By Krishnadevan V
August 20, 2025 at 8:46 AM IST
The decision by Reliance Industries Ltd’s telecom subsidiary to quietly discontinue its entry-level data plans represents far more than a routine tariff adjustment in India's competitive telecommunications environment. The move to eliminate popular prepaid offerings priced at ₹249 for 28 days with 1GB daily data allocation marks a decisive strategic pivot that could fundamentally alter the industry's approach to revenue generation and customer monetisation.
By repositioning its 1.5GB daily plan at ₹299 as the new baseline offering, RIL’s telecom arm Reliance Jio Infocomm Ltd has conjured an effective 17% price increase at the entry level. It has also simultaneously closed the value gap with competitors Bharti Airtel and Vodafone Idea. This calculated manoeuvre suggests that the Mukesh Ambani helmed telecom venture has moved to maximising Average Revenue Per User over the subscriber acquisition strategy that defined its disruptive early years.
The implications extend well beyond Jio's immediate financial metrics. Jio has effectively reduced the value differential between its offerings and those of competitors, now providing higher data benefits at similar price points to peers. This strategic alignment suggests the end of the price war that has characterised India's telecom sector since Jio's aggressive market entry in 2016.
This seemingly modest adjustment has a substantial financial impact. About 20-25% of Jio's 477 million wireless subscribers currently utilise 1GB daily plans, suggesting this move could drive Jio's ARPU up by ₹11-13 each month. This rise of 6-7% can lift RIL’s consolidated 2026-27 EBITDA by about ₹22 billion, according to analysts, adding ₹9-12 per share to the company's valuation.
This tariff transformation also directly addresses longstanding concerns over Jio’s ability to meaningfully monetise its massive subscriber base.
More critically, this tariff tightening positions Jio's long-anticipated IPO prospects on firmer financial footing. Improved ARPU metrics and margin expansion are likely to help the company command premium valuations from institutional investors seeking exposure to India's digital infrastructure story.
The ripple effects across the industry appear inevitable with similar moves expected by Bharti Airtel and Vodafone India. Indian telecom operators have, historically, demonstrated remarkable consistency in following pricing moves across the sector.

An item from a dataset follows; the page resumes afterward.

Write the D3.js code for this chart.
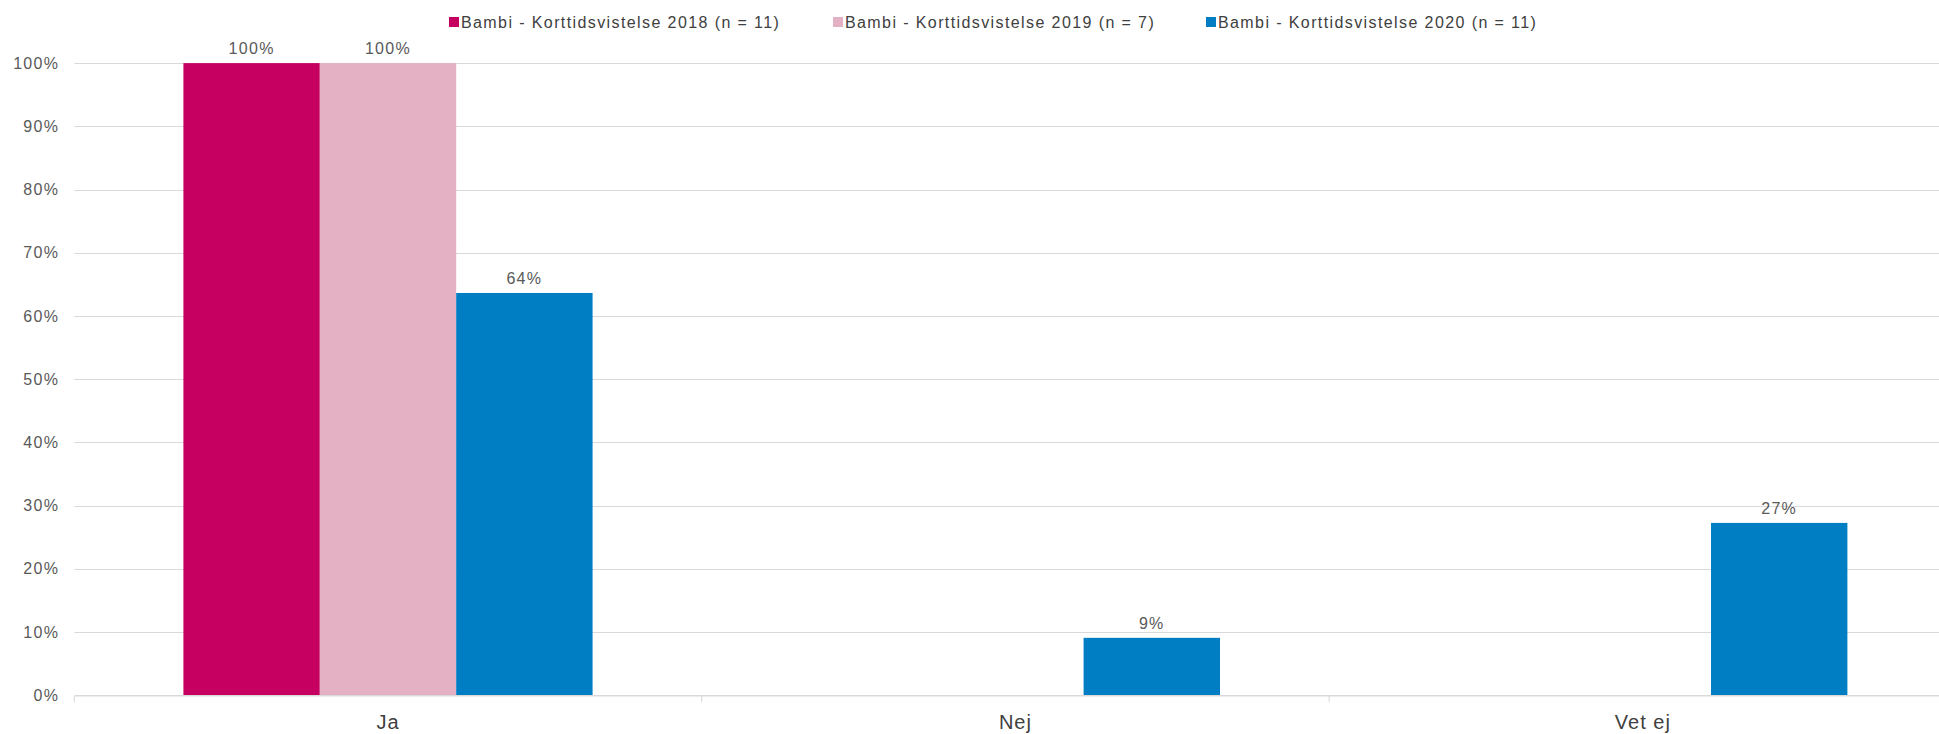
<!DOCTYPE html>
<html>
<head>
<meta charset="utf-8">
<script src="https://cdn.jsdelivr.net/npm/d3@7"></script>
<style>
  html, body { margin: 0; padding: 0; background: #fff; overflow: hidden; }
  svg { display: block; font-family: "Liberation Sans", Arial, sans-serif; }
</style>
</head>
<body>
<svg id="chart" width="1939" height="734"></svg>
<script>
const categories = ["Ja", "Nej", "Vet ej"];
const seriesNames = [
  "Bambi - Korttidsvistelse 2018 (n = 11)",
  "Bambi - Korttidsvistelse 2019 (n = 7)",
  "Bambi - Korttidsvistelse 2020 (n = 11)"
];
const values2018 = [1.00, 0.00, 0.00];
const values2019 = [1.00, 0.00, 0.00];
const values2020 = [0.6364, 0.0909, 0.2727];
const seriesColors = ["#C50061", "#E3B1C3", "#007EC4"];
const yTicks = [0, 0.1, 0.2, 0.3, 0.4, 0.5, 0.6, 0.7, 0.8, 0.9, 1.0];

const seriesValues = [values2018, values2019, values2020];
const data = categories.map((c, i) => ({
  category: c,
  values: seriesNames.map((s, j) => ({ series: s, idx: j, value: seriesValues[j][i] }))
}));

const svg = d3.select("#chart");
const x0 = d3.scaleBand().domain(categories).range([74.3, 1956.5]).padding(0);
const x1 = d3.scaleBand().domain(seriesNames).range([0, x0.bandwidth()]).paddingInner(0).paddingOuter(0.8);
const y = d3.scaleLinear().domain([0, 1]).range([695.3, 63.1]);
const pct = d3.format(".0%");

// gridlines
svg.append("g")
  .selectAll("line")
  .data(yTicks.filter(t => t > 0))
  .join("line")
  .attr("x1", x0.range()[0]).attr("x2", x0.range()[1])
  .attr("y1", d => Math.round(y(d)) + 0.5).attr("y2", d => Math.round(y(d)) + 0.5)
  .attr("stroke", "#d9d9d9").attr("stroke-width", 1);

// y axis labels
const yAxis = d3.axisLeft(y).tickValues(yTicks).tickFormat(pct).tickSize(0).tickPadding(15);
const gy = svg.append("g").attr("transform", `translate(${x0.range()[0]},0)`).call(yAxis);
gy.select(".domain").remove();
gy.selectAll("text")
  .attr("fill", "#595959").attr("font-size", 16).attr("letter-spacing", "1.3px")
  .attr("font-family", "'Liberation Sans', Arial, sans-serif");

// bars
const groups = svg.append("g").selectAll("g")
  .data(data).join("g")
  .attr("transform", d => `translate(${x0(d.category)},0)`);

groups.selectAll("rect")
  .data(d => d.values)
  .join("rect")
  .attr("x", d => x1(d.series))
  .attr("width", x1.bandwidth())
  .attr("y", d => y(d.value))
  .attr("height", d => y(0) - y(d.value))
  .attr("fill", d => seriesColors[d.idx]);

groups.selectAll("text")
  .data(d => d.values.filter(v => v.value > 0))
  .join("text")
  .attr("x", d => x1(d.series) + x1.bandwidth() / 2)
  .attr("y", d => y(d.value) - 9)
  .attr("text-anchor", "middle")
  .attr("fill", "#595959").attr("font-size", 16).attr("letter-spacing", "1.3px")
  .text(d => pct(d.value));

// x axis
const xAxis = d3.axisBottom(x0).tickSize(0).tickPadding(20);
const gx = svg.append("g").attr("transform", `translate(0,${y(0)})`).call(xAxis);
gx.select(".domain").attr("stroke", "#d9d9d9").attr("stroke-width", 1.5);
gx.selectAll("text")
  .attr("fill", "#404040").attr("font-size", 20).attr("letter-spacing", "1px")
  .attr("font-family", "'Liberation Sans', Arial, sans-serif");
// category separator ticks
svg.append("g").selectAll("line")
  .data(categories)
  .join("line")
  .attr("x1", d => x0(d)).attr("x2", d => x0(d))
  .attr("y1", y(0)).attr("y2", y(0) + 7)
  .attr("stroke", "#d9d9d9").attr("stroke-width", 1);

// legend
const legendX = [449, 833, 1206];
const legend = svg.append("g").selectAll("g")
  .data(seriesNames).join("g")
  .attr("transform", (d, i) => `translate(${legendX[i]},22)`);
legend.append("rect")
  .attr("x", 0).attr("y", -5).attr("width", 10).attr("height", 10)
  .attr("fill", (d, i) => seriesColors[i]);
legend.append("text")
  .attr("x", 12).attr("y", 0).attr("dy", "0.35em")
  .attr("fill", "#404040").attr("font-size", 16).attr("letter-spacing", "1.4px")
  .text(d => d);
</script>
</body>
</html>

The timing of this strategic shift reflects broader industry dynamics that favour pricing discipline over market share battles.
Jio's ARPU trajectory has been steadily narrowing the gap with Bharti Airtel, from ₹37 differential in 2024-25 to current levels, suggesting a natural convergence toward sustainable pricing structures. The government's recent decision to convert ₹369.5 billion of spectrum dues into equity stakes in struggling Vodafone Idea signals official support for maintaining sector viability through improved financial health rather than continued price competition.
For consumers, the elimination of budget data plans represents a fundamental recalibration of mobile data pricing in India. Where subscribers could previously access daily data allowances at ₹249 per month, the new baseline effectively raises minimum spending to ₹299. This shift could signal that users are increasingly using higher-capacity plans, reflecting changing data consumption patterns since 5G rollouts. By narrowing the price differential between entry-level data plans and minimum 5G eligibility thresholds, operators create natural upgrade pathways for subscribers.
The industry anticipates Jio’s tariff move will precede broader tariff increases expected between October 2025 and January 2026. The current approach allows operators to achieve immediate ARPU improvements without implementing headline price increases that might trigger subscriber churn or regulatory scrutiny. This nuanced strategy demonstrates the sector's evolution from the aggressive disruption that characterised its earlier phase toward mature revenue optimisation practices.
With 5G network rollouts requiring substantial capital commitments and the competition now firmly established around three major players, pricing discipline becomes essential for maintaining service quality that benefit consumers through enhanced network performance and expanded coverage.